→ Stated problem: Output each line exactly as it appears, skipping any embedded picture.

→ Data shown:
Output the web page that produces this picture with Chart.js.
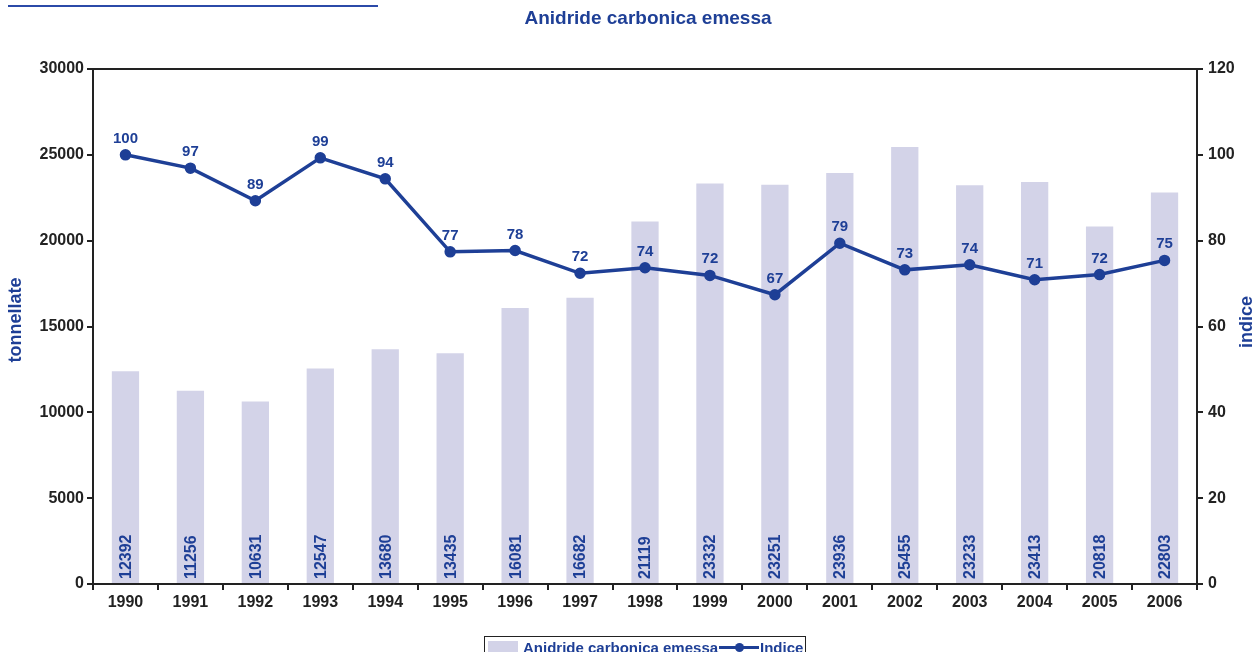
<!DOCTYPE html>
<html>
<head>
<meta charset="utf-8">
<script src="https://cdn.jsdelivr.net/npm/chart.js@4.4.0/dist/chart.umd.min.js"></script>
<style>
  html, body { margin: 0; padding: 0; background: #fff; }
  #wrap { position: relative; width: 1256px; height: 652px; overflow: hidden; }
  #topline { position: absolute; left: 8px; top: 5px; width: 370px; border-top: 2px solid #2b4aa8; }
  #legend { position: absolute; left: 484px; top: 636px; width: 322px; height: 30px;
    border: 1px solid #222; box-sizing: border-box; font: bold 15px Arial, "Liberation Sans", sans-serif;
    color: #1e3f96; }
  #legend .sw { position: absolute; left: 3px; top: 4px; width: 30px; height: 14px; background: #d3d3e8; }
  #legend .t1 { position: absolute; left: 38px; top: 2px; }
  #legend .ln { position: absolute; left: 234px; top: 9px; width: 40px; height: 3px; background: #1e3f96; }
  #legend .dt { position: absolute; left: 250px; top: 6px; width: 9px; height: 9px; border-radius: 50%; background: #1e3f96; }
  #legend .t2 { position: absolute; left: 275px; top: 2px; }
</style>
</head>
<body>
<div id="wrap">
  <div id="topline"></div>
  <canvas id="c" width="1256" height="652"></canvas>
  <div id="legend">
    <span class="sw"></span><span class="t1">Anidride carbonica emessa</span>
    <span class="ln"></span><span class="dt"></span><span class="t2">Indice</span>
  </div>
</div>
<script>
const years = ['1990','1991','1992','1993','1994','1995','1996','1997','1998','1999','2000','2001','2002','2003','2004','2005','2006'];
const emissioni = [12392, 11256, 10631, 12547, 13680, 13435, 16081, 16682, 21119, 23332, 23251, 23936, 25455, 23233, 23413, 20818, 22803];
const indice = [100, 96.9, 89.3, 99.3, 94.4, 77.4, 77.7, 72.4, 73.7, 71.9, 67.4, 79.4, 73.2, 74.4, 70.9, 72.1, 75.4];

const BLUE = '#1e3f96';
const FONT = 'Arial, "Liberation Sans", sans-serif';

const decor = {
  id: 'decor',
  afterDatasetsDraw(chart) {
    const ctx = chart.ctx;
    const a = chart.chartArea;
    ctx.save();
    // frame
    ctx.strokeStyle = '#222';
    ctx.lineWidth = 2;
    ctx.strokeRect(a.left, a.top, a.right - a.left, a.bottom - a.top);

    // bar value labels (rotated)
    ctx.fillStyle = BLUE;
    ctx.font = 'bold 16px ' + FONT;
    ctx.textAlign = 'left';
    ctx.textBaseline = 'middle';
    chart.getDatasetMeta(0).data.forEach((bar, i) => {
      ctx.save();
      ctx.translate(bar.x, a.bottom - 5);
      ctx.rotate(-Math.PI / 2);
      ctx.fillText(String(emissioni[i]), 0, 1);
      ctx.restore();
    });

    // point labels
    ctx.font = 'bold 15px ' + FONT;
    ctx.textAlign = 'center';
    ctx.textBaseline = 'alphabetic';
    chart.getDatasetMeta(1).data.forEach((pt, i) => {
      ctx.fillText(String(Math.round(indice[i])), pt.x, pt.y - 12);
    });

    // title
    ctx.font = 'bold 19px ' + FONT;
    ctx.textBaseline = 'middle';
    ctx.fillText('Anidride carbonica emessa', 648, 19);

    // axis titles
    ctx.font = 'bold 18px ' + FONT;
    ctx.save();
    ctx.translate(16, 320);
    ctx.rotate(-Math.PI / 2);
    ctx.fillText('tonnellate', 0, 0);
    ctx.restore();
    ctx.save();
    ctx.translate(1247, 322);
    ctx.rotate(-Math.PI / 2);
    ctx.fillText('indice', 0, 0);
    ctx.restore();
    ctx.restore();
  }
};

const tickFont = { family: FONT, size: 16, weight: 'bold' };

new Chart(document.getElementById('c'), {
  data: {
    labels: years,
    datasets: [{
      type: 'bar',
      label: 'Anidride carbonica emessa',
      data: emissioni,
      backgroundColor: '#d3d3e8',
      barPercentage: 0.42,
      categoryPercentage: 1,
      yAxisID: 'y',
      order: 2
    }, {
      type: 'line',
      label: 'Indice',
      data: indice,
      borderColor: BLUE,
      backgroundColor: BLUE,
      borderWidth: 3.5,
      pointRadius: 4,
      pointHoverRadius: 4,
      tension: 0,
      yAxisID: 'y1',
      order: 1
    }]
  },
  options: {
    responsive: false,
    animation: false,
    layout: { padding: { top: 69, left: 0, right: 0, bottom: 0 } },
    plugins: { legend: { display: false }, tooltip: { enabled: false } },
    scales: {
      x: {
        offset: true,
        grid: { offset: true, drawOnChartArea: false, drawTicks: true, tickLength: 6, color: '#222', lineWidth: 2 },
        border: { display: true, color: '#222', width: 2 },
        ticks: { color: '#222', font: tickFont, padding: 3, maxRotation: 0 },
        afterFit(s) { s.height = 68; }
      },
      y: {
        position: 'left',
        min: 0, max: 30000,
        ticks: { stepSize: 5000, color: '#222', font: tickFont, padding: 3, callback: v => String(v) },
        grid: { drawOnChartArea: false, drawTicks: true, tickLength: 6, color: '#222', lineWidth: 2 },
        border: { display: true, color: '#222', width: 2 },
        afterFit(s) { s.width = 93; }
      },
      y1: {
        position: 'right',
        min: 0, max: 120,
        ticks: { stepSize: 20, color: '#222', font: tickFont, padding: 5, callback: v => String(v) },
        grid: { drawOnChartArea: false, drawTicks: true, tickLength: 6, color: '#222', lineWidth: 2 },
        border: { display: true, color: '#222', width: 2 },
        afterFit(s) { s.width = 59; }
      }
    }
  },
  plugins: [decor]
});
</script>
</body>
</html>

→ Output:
Output the web page that produces this picture with Chart.js.
<!DOCTYPE html>
<html>
<head>
<meta charset="utf-8">
<script src="https://cdn.jsdelivr.net/npm/chart.js@4.4.0/dist/chart.umd.min.js"></script>
<style>
  html, body { margin: 0; padding: 0; background: #fff; }
  #wrap { position: relative; width: 1256px; height: 652px; overflow: hidden; }
  #topline { position: absolute; left: 8px; top: 5px; width: 370px; border-top: 2px solid #2b4aa8; }
  #legend { position: absolute; left: 484px; top: 636px; width: 322px; height: 30px;
    border: 1px solid #222; box-sizing: border-box; font: bold 15px Arial, "Liberation Sans", sans-serif;
    color: #1e3f96; }
  #legend .sw { position: absolute; left: 3px; top: 4px; width: 30px; height: 14px; background: #d3d3e8; }
  #legend .t1 { position: absolute; left: 38px; top: 2px; }
  #legend .ln { position: absolute; left: 234px; top: 9px; width: 40px; height: 3px; background: #1e3f96; }
  #legend .dt { position: absolute; left: 250px; top: 6px; width: 9px; height: 9px; border-radius: 50%; background: #1e3f96; }
  #legend .t2 { position: absolute; left: 275px; top: 2px; }
</style>
</head>
<body>
<div id="wrap">
  <div id="topline"></div>
  <canvas id="c" width="1256" height="652"></canvas>
  <div id="legend">
    <span class="sw"></span><span class="t1">Anidride carbonica emessa</span>
    <span class="ln"></span><span class="dt"></span><span class="t2">Indice</span>
  </div>
</div>
<script>
const years = ['1990','1991','1992','1993','1994','1995','1996','1997','1998','1999','2000','2001','2002','2003','2004','2005','2006'];
const emissioni = [12392, 11256, 10631, 12547, 13680, 13435, 16081, 16682, 21119, 23332, 23251, 23936, 25455, 23233, 23413, 20818, 22803];
const indice = [100, 96.9, 89.3, 99.3, 94.4, 77.4, 77.7, 72.4, 73.7, 71.9, 67.4, 79.4, 73.2, 74.4, 70.9, 72.1, 75.4];

const BLUE = '#1e3f96';
const FONT = 'Arial, "Liberation Sans", sans-serif';

const decor = {
  id: 'decor',
  afterDatasetsDraw(chart) {
    const ctx = chart.ctx;
    const a = chart.chartArea;
    ctx.save();
    // frame
    ctx.strokeStyle = '#222';
    ctx.lineWidth = 2;
    ctx.strokeRect(a.left, a.top, a.right - a.left, a.bottom - a.top);

    // bar value labels (rotated)
    ctx.fillStyle = BLUE;
    ctx.font = 'bold 16px ' + FONT;
    ctx.textAlign = 'left';
    ctx.textBaseline = 'middle';
    chart.getDatasetMeta(0).data.forEach((bar, i) => {
      ctx.save();
      ctx.translate(bar.x, a.bottom - 5);
      ctx.rotate(-Math.PI / 2);
      ctx.fillText(String(emissioni[i]), 0, 1);
      ctx.restore();
    });

    // point labels
    ctx.font = 'bold 15px ' + FONT;
    ctx.textAlign = 'center';
    ctx.textBaseline = 'alphabetic';
    chart.getDatasetMeta(1).data.forEach((pt, i) => {
      ctx.fillText(String(Math.round(indice[i])), pt.x, pt.y - 12);
    });

    // title
    ctx.font = 'bold 19px ' + FONT;
    ctx.textBaseline = 'middle';
    ctx.fillText('Anidride carbonica emessa', 648, 19);

    // axis titles
    ctx.font = 'bold 18px ' + FONT;
    ctx.save();
    ctx.translate(16, 320);
    ctx.rotate(-Math.PI / 2);
    ctx.fillText('tonnellate', 0, 0);
    ctx.restore();
    ctx.save();
    ctx.translate(1247, 322);
    ctx.rotate(-Math.PI / 2);
    ctx.fillText('indice', 0, 0);
    ctx.restore();
    ctx.restore();
  }
};

const tickFont = { family: FONT, size: 16, weight: 'bold' };

new Chart(document.getElementById('c'), {
  data: {
    labels: years,
    datasets: [{
      type: 'bar',
      label: 'Anidride carbonica emessa',
      data: emissioni,
      backgroundColor: '#d3d3e8',
      barPercentage: 0.42,
      categoryPercentage: 1,
      yAxisID: 'y',
      order: 2
    }, {
      type: 'line',
      label: 'Indice',
      data: indice,
      borderColor: BLUE,
      backgroundColor: BLUE,
      borderWidth: 3.5,
      pointRadius: 4,
      pointHoverRadius: 4,
      tension: 0,
      yAxisID: 'y1',
      order: 1
    }]
  },
  options: {
    responsive: false,
    animation: false,
    layout: { padding: { top: 69, left: 0, right: 0, bottom: 0 } },
    plugins: { legend: { display: false }, tooltip: { enabled: false } },
    scales: {
      x: {
        offset: true,
        grid: { offset: true, drawOnChartArea: false, drawTicks: true, tickLength: 6, color: '#222', lineWidth: 2 },
        border: { display: true, color: '#222', width: 2 },
        ticks: { color: '#222', font: tickFont, padding: 3, maxRotation: 0 },
        afterFit(s) { s.height = 68; }
      },
      y: {
        position: 'left',
        min: 0, max: 30000,
        ticks: { stepSize: 5000, color: '#222', font: tickFont, padding: 3, callback: v => String(v) },
        grid: { drawOnChartArea: false, drawTicks: true, tickLength: 6, color: '#222', lineWidth: 2 },
        border: { display: true, color: '#222', width: 2 },
        afterFit(s) { s.width = 93; }
      },
      y1: {
        position: 'right',
        min: 0, max: 120,
        ticks: { stepSize: 20, color: '#222', font: tickFont, padding: 5, callback: v => String(v) },
        grid: { drawOnChartArea: false, drawTicks: true, tickLength: 6, color: '#222', lineWidth: 2 },
        border: { display: true, color: '#222', width: 2 },
        afterFit(s) { s.width = 59; }
      }
    }
  },
  plugins: [decor]
});
</script>
</body>
</html>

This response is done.